Kepala Divisi Hukum Jaringan Advokasi Tambang (Jatam) Muhammad Jamil sepakat obral konsensi tambang kepada ormas dan organisasi pensiunan tentara berbahaya. Menurut dia, pengoperasian pertambangan oleh entitas yang tak berpelangaman potensial menimbulkan bencana dan merusak lingkungan.
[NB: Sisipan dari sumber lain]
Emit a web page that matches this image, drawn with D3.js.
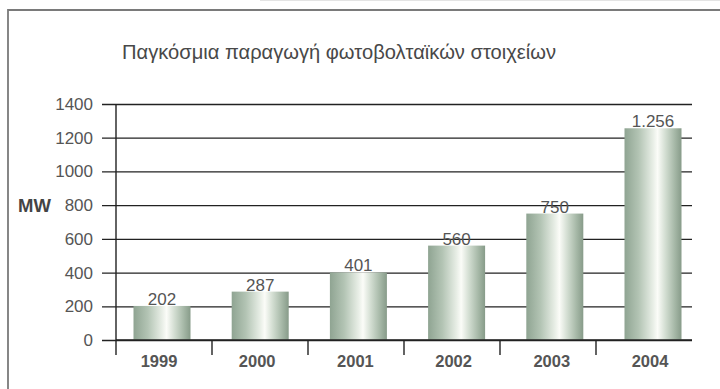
<!DOCTYPE html>
<html>
<head>
<meta charset="utf-8">
<script src="https://cdn.jsdelivr.net/npm/d3@7"></script>
<style>
  html, body { margin: 0; padding: 0; background: #fff; }
  svg { display: block; }
  text { font-family: "Liberation Sans", Arial, sans-serif; }
</style>
</head>
<body>
<svg id="chart" width="720" height="389"></svg>
<script>
// Global photovoltaic cell production, MW per year
const years = ["1999", "2000", "2001", "2002", "2003", "2004"];
const values = [202, 287, 401, 560, 750, 1256];
const valueLabels = ["202", "287", "401", "560", "750", "1.256"];
const yTicks = [0, 200, 400, 600, 800, 1000, 1200, 1400];
const titleText = "Παγκόσμια παραγωγή φωτοβολταϊκών στοιχείων";
const unitText = "MW";

const svg = d3.select("#chart");
const W = 720, H = 389;

const plot = { left: 116, right: 692, top: 104, bottom: 340 };

// Frame around the whole chart
svg.append("line").attr("x1", 260).attr("x2", W).attr("y1", 0.5).attr("y2", 0.5)
  .attr("stroke", "#e4e4e4").attr("stroke-width", 1);
svg.append("path")
  .attr("d", `M8,${H + 2} V10 H${W + 2}`)
  .attr("fill", "none").attr("stroke", "#7a7a7a").attr("stroke-width", 1.8);

// Title (narrow setting)
svg.append("text")
  .attr("x", 122).attr("y", 59)
  .attr("font-size", 21).attr("fill", "#484848")
  .attr("textLength", 434).attr("lengthAdjust", "spacingAndGlyphs")
  .text(titleText);

// Scales
const y = d3.scaleLinear().domain([0, 1400]).range([plot.bottom, plot.top]);
const xBand = d3.scaleBand().domain(years).range([plot.left, plot.right]);
const xBar = d3.scalePoint().domain(years).range([162, 653]);
const barW = 57;

// Bar gradient: grey-green edges, bright highlight right of centre
const defs = svg.append("defs");
const grad = defs.append("linearGradient").attr("id", "barGrad")
  .attr("x1", "0%").attr("x2", "100%").attr("y1", "0%").attr("y2", "0%");
[
  [0, "#8fa492"], [0.25, "#b3c4b4"], [0.5, "#e8eee6"], [0.58, "#fbfcf8"],
  [0.72, "#d2ddd1"], [0.88, "#a6b8a7"], [1, "#879b89"]
].forEach(([o, c]) => grad.append("stop").attr("offset", o).attr("stop-color", c));

// Horizontal gridlines with tick stubs to the left of the axis
const yAxis = d3.axisLeft(y).tickValues(yTicks).tickFormat(d3.format("d"))
  .tickSize(-(plot.right - plot.left)).tickSizeOuter(0);
const gy = svg.append("g").attr("transform", `translate(${plot.left},0)`).call(yAxis);
gy.select(".domain").remove();
gy.selectAll(".tick line")
  .attr("x1", -14)
  .attr("stroke", "#222").attr("stroke-width", 1.3);
gy.selectAll(".tick text")
  .attr("font-size", 17).attr("fill", "#555").attr("x", -23)
  .attr("font-family", "'Liberation Sans', Arial, sans-serif");

// Unit label
svg.append("text").attr("x", 18).attr("y", y(800) + 6.5)
  .attr("font-size", 18.5).attr("font-weight", "bold").attr("fill", "#444")
  .text(unitText);

// Bars
svg.append("g").selectAll("rect").data(values).join("rect")
  .attr("x", (d, i) => xBar(years[i]) - barW / 2)
  .attr("width", barW)
  .attr("y", d => y(d))
  .attr("height", d => y(0) - y(d))
  .attr("fill", "url(#barGrad)");

// Value labels above bars
svg.append("g").selectAll("text").data(values).join("text")
  .attr("x", (d, i) => xBar(years[i]))
  .attr("y", d => y(d) - 1)
  .attr("text-anchor", "middle")
  .attr("font-size", 17).attr("fill", "#555")
  .text((d, i) => valueLabels[i]);

// X axis line, vertical axis and category dividers
svg.append("line")
  .attr("x1", plot.left).attr("x2", plot.right)
  .attr("y1", y(0)).attr("y2", y(0))
  .attr("stroke", "#222").attr("stroke-width", 1.4);
svg.append("line")
  .attr("x1", plot.left).attr("x2", plot.left)
  .attr("y1", y(1400)).attr("y2", y(0) + 15)
  .attr("stroke", "#222").attr("stroke-width", 1.4);
svg.append("g").selectAll("line").data(years.slice(1)).join("line")
  .attr("x1", d => xBand(d)).attr("x2", d => xBand(d))
  .attr("y1", y(0)).attr("y2", y(0) + 15)
  .attr("stroke", "#222").attr("stroke-width", 1.4);

// Year labels
svg.append("g").selectAll("text").data(years).join("text")
  .attr("x", d => xBar(d) - 3)
  .attr("y", y(0) + 27)
  .attr("text-anchor", "middle")
  .attr("font-size", 16.5).attr("font-weight", "bold").attr("fill", "#555")
  .text(d => d);
</script>
</body>
</html>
"Harus memenuhi kualifikasi secara administrasi dan perizinan. Izin tambang itu meliputi izin lingkungan dan perizinan kawasan hutan. Lalu, perusahaan secara finansial punya keuangan yang cukup dan taat melakukan pembayaran sesuai ketentuan finansial. Mampu membayar pajak dan membayar PNBP," ucap Jamil kepada Alinea.id, Selasa (5/2).
Meskipun dioperasikan oleh perusahaan yang berpengalaman, menurut Jamil, pertambangan mineral dan batubara kerap menimbulkan dampak negatif bagi lingkungan dan sosial. Ia pesimistis ormas seperti NU bisa mengelola bisnis pertambangan yang kompleks.
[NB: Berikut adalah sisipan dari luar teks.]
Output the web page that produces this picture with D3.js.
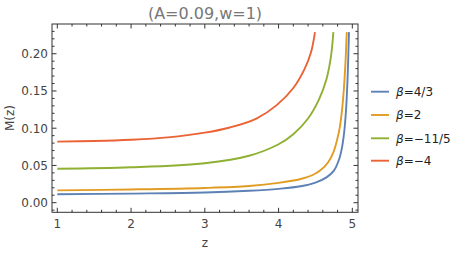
<!DOCTYPE html>
<html><head><meta charset="utf-8">
<script src="https://cdn.jsdelivr.net/npm/d3@7"></script>
<style>body{margin:0;background:#fff}svg{display:block}</style>
</head><body>
<script>
const title = "(A=0.09,w=1)";
const xTicks = [1, 2, 3, 4, 5];
const yTicks = [0, 0.05, 0.10, 0.15, 0.20];
const yTickLabels = ["0.00", "0.05", "0.10", "0.15", "0.20"];
const seriesNames = ["4/3", "2", "\u221211/5", "\u22124"];
const seriesColors = ["#5E81B5", "#E19C24", "#8FB032", "#EB6235"];

const blueZ = [1, 2, 3, 3.6, 4, 4.3, 4.5, 4.65, 4.75, 4.82, 4.86, 4.89, 4.915, 4.935, 4.955];
const blueM = [0.0113, 0.0122, 0.0136, 0.016, 0.0186, 0.022, 0.027, 0.034, 0.043, 0.058, 0.074, 0.095, 0.125, 0.165, 0.229];
const orangeZ = [1, 2, 3, 3.6, 4, 4.3, 4.47, 4.58, 4.67, 4.74, 4.79, 4.83, 4.86, 4.885, 4.907, 4.925];
const orangeM = [0.0166, 0.0178, 0.0198, 0.0224, 0.0266, 0.0318, 0.0375, 0.0445, 0.054, 0.067, 0.083, 0.101, 0.124, 0.152, 0.188, 0.229];
const greenZ = [1, 2, 3, 3.6, 4, 4.2, 4.4, 4.55, 4.65, 4.71, 4.743];
const greenM = [0.0456, 0.0475, 0.053, 0.063, 0.0785, 0.092, 0.113, 0.139, 0.166, 0.196, 0.229];
const redZ = [1, 1.5, 2, 2.5, 3, 3.34, 3.7, 3.975, 4.2, 4.35, 4.44, 4.494];
const redM = [0.082, 0.0828, 0.0845, 0.0877, 0.094, 0.101, 0.113, 0.131, 0.154, 0.179, 0.202, 0.229];

const series = [[blueZ, blueM], [orangeZ, orangeM], [greenZ, greenM], [redZ, redM]];

const W = 451, H = 254;
const svg = d3.select("body").append("svg").attr("width", W).attr("height", H)
  .style("font-family", "'DejaVu Sans', sans-serif");

const x = d3.scaleLinear().domain([0.928, 5.077]).range([52, 358]);
const y = d3.scaleLinear().domain([-0.0129, 0.2399]).range([212.3, 24]);

const frameColor = "#333";
const labelColor = "#444";

svg.append("clipPath").attr("id", "clip").append("rect")
  .attr("x", 52).attr("y", 24).attr("width", 306).attr("height", 188.3);

const line = d3.line().x(d => x(d[0])).y(d => y(d[1])).curve(d3.curveCatmullRom.alpha(0.5));
const g = svg.append("g").attr("clip-path", "url(#clip)");
series.forEach((s, i) => {
  const pts = s[0].map((z, k) => [z, s[1][k]]);
  g.append("path").attr("d", line(pts)).attr("fill", "none")
    .attr("stroke", seriesColors[i]).attr("stroke-width", 1.9)
    .attr("stroke-linejoin", "round");
});

svg.append("rect").attr("x", 52).attr("y", 24).attr("width", 306).attr("height", 188.3)
  .attr("fill", "none").attr("stroke", frameColor).attr("stroke-width", 1);

const xMinor = d3.range(1, 5.01, 0.2).filter(v => xTicks.every(t => Math.abs(t - v) > 1e-6));
const yMinor = d3.range(-0.01, 0.2399, 0.01).filter(v => yTicks.every(t => Math.abs(t - v) > 1e-6));
const tg = svg.append("g").attr("stroke", frameColor).attr("stroke-width", 1);
const addX = (v, len) => {
  tg.append("line").attr("x1", x(v)).attr("x2", x(v)).attr("y1", 212.3).attr("y2", 212.3 - len);
  tg.append("line").attr("x1", x(v)).attr("x2", x(v)).attr("y1", 24).attr("y2", 24 + len);
};
const addY = (v, len) => {
  tg.append("line").attr("y1", y(v)).attr("y2", y(v)).attr("x1", 52).attr("x2", 52 + len);
  tg.append("line").attr("y1", y(v)).attr("y2", y(v)).attr("x1", 358).attr("x2", 358 - len);
};
xTicks.forEach(v => addX(v, 4.5));
xMinor.forEach(v => addX(v, 2.5));
yTicks.forEach(v => addY(v, 4.5));
yMinor.forEach(v => addY(v, 2.5));

xTicks.forEach(v => svg.append("text").attr("x", x(v)).attr("y", 228)
  .attr("text-anchor", "middle").attr("font-size", 12).attr("fill", labelColor).text(v));
yTicks.forEach((v, i) => svg.append("text").attr("x", 48).attr("y", y(v) + 4.3)
  .attr("text-anchor", "end").attr("font-size", 12).attr("fill", labelColor).text(yTickLabels[i]));

svg.append("text").attr("x", 205).attr("y", 247).attr("text-anchor", "middle")
  .attr("font-size", 12).attr("fill", labelColor).text("z");
svg.append("text").attr("transform", "translate(14,118) rotate(-90)").attr("text-anchor", "middle")
  .attr("font-size", 12).attr("fill", labelColor).text("M(z)");

svg.append("text").attr("x", 205).attr("y", 19).attr("text-anchor", "middle")
  .attr("font-size", 16).attr("fill", "#777").text(title);

const legY = [91.7, 115, 138.3, 160.7];
seriesNames.forEach((n, i) => {
  svg.append("line").attr("x1", 371).attr("x2", 389).attr("y1", legY[i]).attr("y2", legY[i])
    .attr("stroke", seriesColors[i]).attr("stroke-width", 1.9);
  const t = svg.append("text").attr("x", 396).attr("y", legY[i] + 4.3)
    .attr("font-size", 12).attr("fill", "#222");
  t.append("tspan").attr("font-style", "italic").text("\u03B2");
  t.append("tspan").text("=" + n);
});
</script>
</body></html>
"Kerusakan ini bisa lebih parah terlebih lagi bila ini diberikan oleh pihak-pihak yang tidak memiliki kualifikasi dan kemampuan untuk melakukan penambangan. Tambah kacau baik secara lingkungan baik soal sosial," kata Jamil.
Jamil juga mencium aroma kepentingan politik dalam obral IUP itu. Jatam, kata dia, mendapat banyak laporan yang terkait dana dari tambang ilegal yang mengalir ke oknum Polri. "Mengalir ke penegak hukum, baru mengalir untuk dana kampanye. Ini jelas gula-gula," ucap Jamil.
Menurut Jamil, pemerintah seharusnya tak seenaknya membuka ruang bagi organisasi tak kompeten untuk bermain tambang. Jika ngotot, pemerintah seharusnya menetapkan terlebih dahulu secara rinci kualifikasi yang harus dipenuhi agar ormas layak mendapatkan IUP. "Jangan dipermudah," imbuh dia.
Lebih jauh, Jamil meminta Jokowi untuk mempertimbangkan untuk mencabut Perpres Nomor 70/2023. Ia menyebut regulasi itu akan terus menimbulkan persoalan lantaran banyak substansinya yang bertentangan dengan UU Minerba. "Harus dibatalkan atau dicabut," tegas dia.